I haven’t seen so many mysterious characters in one western before, even above Leone’s. This is how the true west was like and Nick Cave nails it with his fabulous script. His score, which accompanies his writing, is triumphant, as it is asked to drive the movie and leaves a haunting impression. He also gives respect to the native Australian population by giving them important roles and making them a major part of the story. Aboriginal actors David Gulpili and Tommy Lewis were very good and you come out with a better appreciation of their culture. Cave bridges the gap between those who where modernized and those who kept hold of old tradition. Lewis, who plays Two-Bob and is part of the Burns gang, dresses in then-modern clothes, uses a gun and speaks in an Aussie accent. Gulpili, who plays Jacko, and is scout for the authorities, is the exact opposite. He uses the native tongue, uses traditional weaponry like the spear and dresses in native clothing.

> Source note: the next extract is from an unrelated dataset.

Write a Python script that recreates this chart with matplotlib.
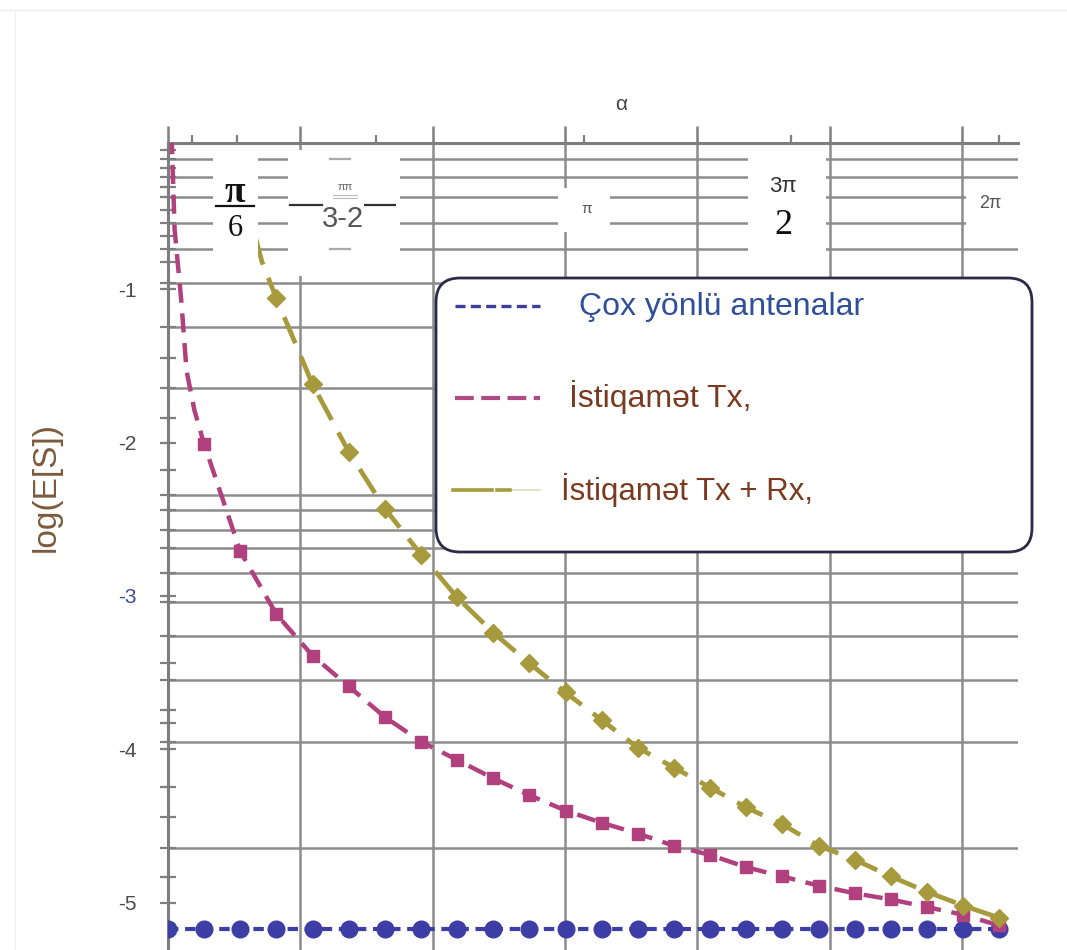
import numpy as np
import matplotlib.pyplot as plt
from matplotlib.patches import FancyBboxPatch, Rectangle

plt.rcParams['font.family'] = ['Liberation Sans', 'DejaVu Sans']

# angle samples (rad), markers are spaced evenly over [0, 2pi]
alpha = np.linspace(0, 2 * np.pi, 24)

# omnidirectional antennas
omni = [-5.17, -5.17, -5.17, -5.17, -5.17, -5.17, -5.17, -5.17,
        -5.17, -5.17, -5.17, -5.17, -5.17, -5.17, -5.17, -5.17,
        -5.17, -5.17, -5.17, -5.17, -5.17, -5.17, -5.17, -5.17]

# directional Tx (markers from the 2nd sample on)
tx = [-2.01, -2.71, -3.12, -3.39, -3.59, -3.79, -3.95, -4.07, -4.19, -4.30,
      -4.40, -4.48, -4.55, -4.63, -4.69, -4.77, -4.83, -4.89, -4.94, -4.98,
      -5.03, -5.08, -5.15]
# steep start of the Tx curve
tx_lead_x = [0.02, 0.05, 0.10, 0.14, 0.20]
tx_lead_y = [0.20, -0.61, -1.07, -1.53, -1.79]

# directional Tx + Rx (markers from the 3rd sample on)
txrx = [-0.29, -1.06, -1.62, -2.06, -2.43, -2.73, -3.01, -3.24, -3.44, -3.63,
        -3.81, -3.99, -4.12, -4.25, -4.38, -4.49, -4.63, -4.72, -4.83, -4.93,
        -5.02, -5.10]
# extra points traced on the Tx + Rx curve near its start
txrx_trace_x = [0.45, 0.71]
txrx_trace_y = [0.15, -0.82]

ytick_vals = [-1, -2, -3, -4, -5]
ytick_labels = ['-1', '-2', '-3', '-4', '-5']

c_omni = '#3d3da6'
c_tx = '#b0407e'
c_txrx = '#a69a3c'
c_grid = '#8c8c8c'

W, H = 1067, 950
fig = plt.figure(figsize=(W / 100, H / 100), dpi=100)
fig.patch.set_facecolor('white')


def py2y(p):
    # picture row -> value on the log axis
    return (136 - p) / 153.3


ax = fig.add_axes([168 / W, 0, 850 / W, 807 / H])
ax.set_xlim(0, 850 / 132.3)
ax.set_ylim(py2y(950), py2y(143))
ax.set_facecolor('none')

for s in ['right', 'bottom']:
    ax.spines[s].set_visible(False)
for s in ['left', 'top']:
    ax.spines[s].set_color('#7d7d7d')
    ax.spines[s].set_linewidth(2.2)

# top axis: integer-radian gridlines + minor ticks at the marked angles
ax.xaxis.tick_top()
ax.set_xticks(range(0, 7))
ax.set_xticks([0.18, np.pi / 6, np.pi / 2, np.pi, 1.5 * np.pi, 2 * np.pi], minor=True)
ax.tick_params(axis='x', which='major', direction='out', length=12, width=1.8,
               color='#7f7f7f', labeltop=False, labelbottom=False, bottom=False)
ax.tick_params(axis='x', which='minor', direction='out', length=6, width=1.6,
               color='#7f7f7f', bottom=False)
ax.grid(axis='x', which='major', color=c_grid, lw=1.8, zorder=0)

# irregular horizontal grid as it is in the picture
hgrid_px = [159, 177, 197, 223, 249, 283, 327, 388, 495, 510, 530, 548,
            573, 602, 636, 680, 742, 848]
ax.hlines([py2y(p) for p in hgrid_px], 0, 1, transform=ax.get_yaxis_transform(),
          color=c_grid, lw=1.8, zorder=0.5)

small_tick_px = [150, 168, 187, 210, 236, 262, 358, 418, 470,
                 663, 710, 723, 787, 817, 877]
ax.set_yticks(ytick_vals)
ax.set_yticklabels(ytick_labels)
ax.set_yticks([py2y(p) for p in hgrid_px + small_tick_px], minor=True)
ax.tick_params(axis='y', which='both', direction='inout', length=11, width=1.6,
               color='#7f7f7f')
ax.tick_params(axis='y', which='major', labelsize=15, labelcolor='#4a4a4a', pad=17)
ax.get_yticklabels()[2].set_color('#3a4f95')

# data
ax.plot(alpha, omni, color=c_omni, lw=3, dashes=(2.5, 1.6), zorder=3,
        marker='o', ms=12, mec=c_omni, mfc=c_omni)
ax.plot(tx_lead_x + list(alpha[1:]), tx_lead_y + tx, color=c_tx, lw=3.2,
        dashes=(4.3, 2.4), zorder=3)
ax.plot(alpha[1:], tx, ls='none', marker='s', ms=8, color=c_tx, zorder=3)
txrx_pts = sorted(zip(txrx_trace_x + list(alpha[2:]), txrx_trace_y + txrx))
ax.plot([p[0] for p in txrx_pts], [p[1] for p in txrx_pts], color=c_txrx, lw=3.4,
        dashes=(6.0, 3.0), zorder=3)
ax.plot(alpha[2:], txrx, ls='none', marker='D', ms=9, color=c_txrx, zorder=3)

# overlay in picture pixels for labels, white patches and the legend box
ov = fig.add_axes([0, 0, 1, 1], zorder=5)
ov.set_xlim(0, W)
ov.set_ylim(H, 0)
ov.axis('off')
ov.patch.set_alpha(0)

ov.plot([0, W], [10, 10], color='#ececec', lw=1)
ov.plot([15, 15], [10, H], color='#f0f0f0', lw=1)

for x0, y0, x1, y1 in [(213, 150, 258, 262), (288, 150, 400, 276),
                       (558, 188, 610, 232), (748, 150, 826, 258),
                       (966, 188, 1020, 232)]:
    ov.add_patch(Rectangle((x0, y0), x1 - x0, y1 - y0, facecolor='white',
                           edgecolor='none'))

serif = 'Liberation Serif'
ov.text(235, 193, 'π', ha='center', va='center', fontsize=27, family=serif,
        fontweight='bold', color='#111111')
ov.plot([216, 254], [206, 206], color='#111111', lw=1.6)
ov.text(235, 229, '6', ha='center', va='center', fontsize=22, family=serif,
        color='#111111')

ov.plot([290, 322], [205, 205], color='#333333', lw=1.6)
ov.plot([365, 395], [205, 205], color='#333333', lw=1.6)
ov.plot([330, 350], [159, 159], color='#aaaaaa', lw=1.6)
ov.plot([330, 350], [249, 249], color='#aaaaaa', lw=1.6)
ov.text(345, 187, 'ππ', ha='center', va='center', fontsize=8, color='#666666')
ov.plot([333, 357], [195, 195], color='#bbbbbb', lw=0.8)
ov.plot([333, 357], [197.5, 197.5], color='#bbbbbb', lw=0.8)
ov.text(343, 219, '3-2', ha='center', va='center', fontsize=21, color='#555555')

ov.text(587, 209, 'π', ha='center', va='center', fontsize=11, color='#555555')
ov.text(783, 186, '3π', ha='center', va='center', fontsize=16, color='#333333')
ov.text(783, 226, '2', ha='center', va='center', fontsize=26, family=serif,
        color='#111111')
ov.text(990, 204, '2π', ha='center', va='center', fontsize=13, color='#555555')

ov.text(621, 104, 'α', ha='center', va='center', fontsize=15, color='#444444')
ov.text(46, 487, 'log(E[S])', ha='center', va='center', rotation=90,
        fontsize=24, color='#7b5a3c')

# legend box
ov.add_patch(FancyBboxPatch((436, 278), 596, 274,
                            boxstyle='round,pad=0,rounding_size=24',
                            facecolor='white', edgecolor='#2b2b48', lw=2))
ov.plot([455, 540], [306, 306], color='#3d3d9a', lw=2.4, dashes=(3, 1.6))
ov.text(579, 307, 'Çox yönlü antenalar', ha='left', va='center', fontsize=23,
        color='#2f4f9a')
ov.plot([455, 540], [398, 398], color='#b04a85', lw=3, dashes=(4.5, 1.8))
ov.text(569, 397, 'İstiqamət Tx,', ha='left', va='center', fontsize=23,
        color='#7a3a20')
ov.plot([453, 492], [490, 490], color=c_txrx, lw=2.6)
ov.plot([497, 510], [490, 490], color=c_txrx, lw=2.6)
ov.plot([513, 540], [490, 490], color='#e4e2cf', lw=1.5)
ov.text(561, 490, 'İstiqamət Tx + Rx,', ha='left', va='center', fontsize=22.5,
        color='#7a3a20')

fig.savefig('out.png', dpi=100)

Cave brings in both cultures and wonderfully blends them together.
Much of the credit should also go to director John Hillcoat. Hillcoat makes Cave’s blood-drenched script come alive with beautiful panoramic shots of the Outback and quick editing sequences during the more violent scenes. His dark-lit shots of Danny Huston make his character seem truly evil. Hillcoat’s direction, combined with Cave’s script, help create one of the bloodier western masterpieces. The Proposition is truly an excellent western, a great film and one you need to seek out.